◆ Given request:
Reproduce the listing below in full and without alteration, apart from its pictures.

┌──

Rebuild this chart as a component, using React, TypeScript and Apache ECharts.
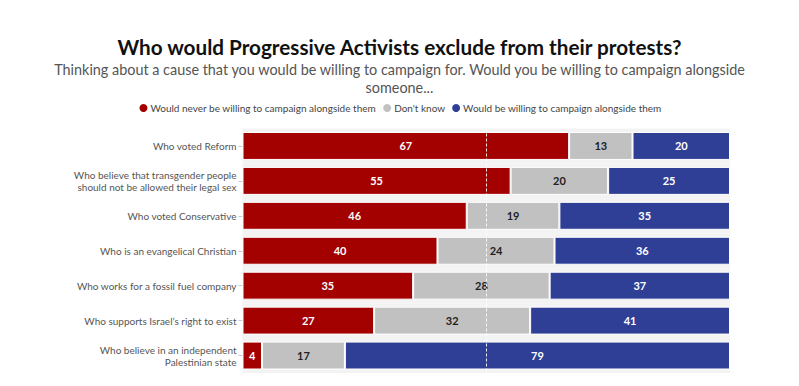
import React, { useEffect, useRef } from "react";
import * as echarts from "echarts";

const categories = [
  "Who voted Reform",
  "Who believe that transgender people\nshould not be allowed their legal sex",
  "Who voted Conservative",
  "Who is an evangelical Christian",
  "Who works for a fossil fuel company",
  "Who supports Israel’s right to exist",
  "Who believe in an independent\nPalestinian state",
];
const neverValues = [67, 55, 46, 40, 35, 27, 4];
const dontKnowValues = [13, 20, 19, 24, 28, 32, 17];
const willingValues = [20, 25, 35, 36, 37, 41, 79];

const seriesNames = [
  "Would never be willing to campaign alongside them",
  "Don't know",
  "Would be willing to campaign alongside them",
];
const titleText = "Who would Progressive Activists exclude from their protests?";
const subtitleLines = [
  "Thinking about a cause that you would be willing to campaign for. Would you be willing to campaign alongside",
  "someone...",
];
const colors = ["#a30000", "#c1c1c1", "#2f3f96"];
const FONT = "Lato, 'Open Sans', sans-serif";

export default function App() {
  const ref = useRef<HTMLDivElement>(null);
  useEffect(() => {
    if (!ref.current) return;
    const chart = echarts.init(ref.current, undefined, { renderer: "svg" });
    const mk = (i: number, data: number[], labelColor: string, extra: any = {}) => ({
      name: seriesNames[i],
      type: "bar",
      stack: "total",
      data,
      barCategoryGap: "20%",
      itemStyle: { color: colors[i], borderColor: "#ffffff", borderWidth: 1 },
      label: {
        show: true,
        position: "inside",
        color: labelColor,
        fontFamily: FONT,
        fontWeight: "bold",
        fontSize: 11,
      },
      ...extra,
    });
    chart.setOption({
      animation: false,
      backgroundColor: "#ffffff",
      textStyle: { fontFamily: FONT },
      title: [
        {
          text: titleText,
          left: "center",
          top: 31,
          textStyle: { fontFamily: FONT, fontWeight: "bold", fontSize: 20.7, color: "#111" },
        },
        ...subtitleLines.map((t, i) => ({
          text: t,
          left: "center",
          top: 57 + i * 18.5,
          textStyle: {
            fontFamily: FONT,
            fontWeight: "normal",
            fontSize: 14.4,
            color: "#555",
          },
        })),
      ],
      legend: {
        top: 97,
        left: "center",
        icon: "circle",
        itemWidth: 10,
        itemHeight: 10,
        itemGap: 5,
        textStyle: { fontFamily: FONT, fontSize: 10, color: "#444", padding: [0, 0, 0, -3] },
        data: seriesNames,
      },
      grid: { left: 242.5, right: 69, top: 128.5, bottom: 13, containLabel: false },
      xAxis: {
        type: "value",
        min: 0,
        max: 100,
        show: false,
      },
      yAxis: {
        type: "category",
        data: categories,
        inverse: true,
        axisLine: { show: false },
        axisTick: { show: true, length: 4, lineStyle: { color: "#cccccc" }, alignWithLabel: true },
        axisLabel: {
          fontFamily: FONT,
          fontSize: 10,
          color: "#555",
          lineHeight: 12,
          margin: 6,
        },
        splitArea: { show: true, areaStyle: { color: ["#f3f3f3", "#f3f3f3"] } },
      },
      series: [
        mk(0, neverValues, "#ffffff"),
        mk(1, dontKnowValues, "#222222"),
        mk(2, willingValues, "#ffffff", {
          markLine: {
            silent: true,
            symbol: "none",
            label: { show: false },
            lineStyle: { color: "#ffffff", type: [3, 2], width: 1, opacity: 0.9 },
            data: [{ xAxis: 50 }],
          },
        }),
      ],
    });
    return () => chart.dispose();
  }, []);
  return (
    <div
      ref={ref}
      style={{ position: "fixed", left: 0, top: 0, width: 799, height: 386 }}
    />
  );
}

└──

◆ Expected answer:
Rebuild this chart as a component, using React, TypeScript and Apache ECharts.
import React, { useEffect, useRef } from "react";
import * as echarts from "echarts";

const categories = [
  "Who voted Reform",
  "Who believe that transgender people\nshould not be allowed their legal sex",
  "Who voted Conservative",
  "Who is an evangelical Christian",
  "Who works for a fossil fuel company",
  "Who supports Israel’s right to exist",
  "Who believe in an independent\nPalestinian state",
];
const neverValues = [67, 55, 46, 40, 35, 27, 4];
const dontKnowValues = [13, 20, 19, 24, 28, 32, 17];
const willingValues = [20, 25, 35, 36, 37, 41, 79];

const seriesNames = [
  "Would never be willing to campaign alongside them",
  "Don't know",
  "Would be willing to campaign alongside them",
];
const titleText = "Who would Progressive Activists exclude from their protests?";
const subtitleLines = [
  "Thinking about a cause that you would be willing to campaign for. Would you be willing to campaign alongside",
  "someone...",
];
const colors = ["#a30000", "#c1c1c1", "#2f3f96"];
const FONT = "Lato, 'Open Sans', sans-serif";

export default function App() {
  const ref = useRef<HTMLDivElement>(null);
  useEffect(() => {
    if (!ref.current) return;
    const chart = echarts.init(ref.current, undefined, { renderer: "svg" });
    const mk = (i: number, data: number[], labelColor: string, extra: any = {}) => ({
      name: seriesNames[i],
      type: "bar",
      stack: "total",
      data,
      barCategoryGap: "20%",
      itemStyle: { color: colors[i], borderColor: "#ffffff", borderWidth: 1 },
      label: {
        show: true,
        position: "inside",
        color: labelColor,
        fontFamily: FONT,
        fontWeight: "bold",
        fontSize: 11,
      },
      ...extra,
    });
    chart.setOption({
      animation: false,
      backgroundColor: "#ffffff",
      textStyle: { fontFamily: FONT },
      title: [
        {
          text: titleText,
          left: "center",
          top: 31,
          textStyle: { fontFamily: FONT, fontWeight: "bold", fontSize: 20.7, color: "#111" },
        },
        ...subtitleLines.map((t, i) => ({
          text: t,
          left: "center",
          top: 57 + i * 18.5,
          textStyle: {
            fontFamily: FONT,
            fontWeight: "normal",
            fontSize: 14.4,
            color: "#555",
          },
        })),
      ],
      legend: {
        top: 97,
        left: "center",
        icon: "circle",
        itemWidth: 10,
        itemHeight: 10,
        itemGap: 5,
        textStyle: { fontFamily: FONT, fontSize: 10, color: "#444", padding: [0, 0, 0, -3] },
        data: seriesNames,
      },
      grid: { left: 242.5, right: 69, top: 128.5, bottom: 13, containLabel: false },
      xAxis: {
        type: "value",
        min: 0,
        max: 100,
        show: false,
      },
      yAxis: {
        type: "category",
        data: categories,
        inverse: true,
        axisLine: { show: false },
        axisTick: { show: true, length: 4, lineStyle: { color: "#cccccc" }, alignWithLabel: true },
        axisLabel: {
          fontFamily: FONT,
          fontSize: 10,
          color: "#555",
          lineHeight: 12,
          margin: 6,
        },
        splitArea: { show: true, areaStyle: { color: ["#f3f3f3", "#f3f3f3"] } },
      },
      series: [
        mk(0, neverValues, "#ffffff"),
        mk(1, dontKnowValues, "#222222"),
        mk(2, willingValues, "#ffffff", {
          markLine: {
            silent: true,
            symbol: "none",
            label: { show: false },
            lineStyle: { color: "#ffffff", type: [3, 2], width: 1, opacity: 0.9 },
            data: [{ xAxis: 50 }],
          },
        }),
      ],
    });
    return () => chart.dispose();
  }, []);
  return (
    <div
      ref={ref}
      style={{ position: "fixed", left: 0, top: 0, width: 799, height: 386 }}
    />
  );
}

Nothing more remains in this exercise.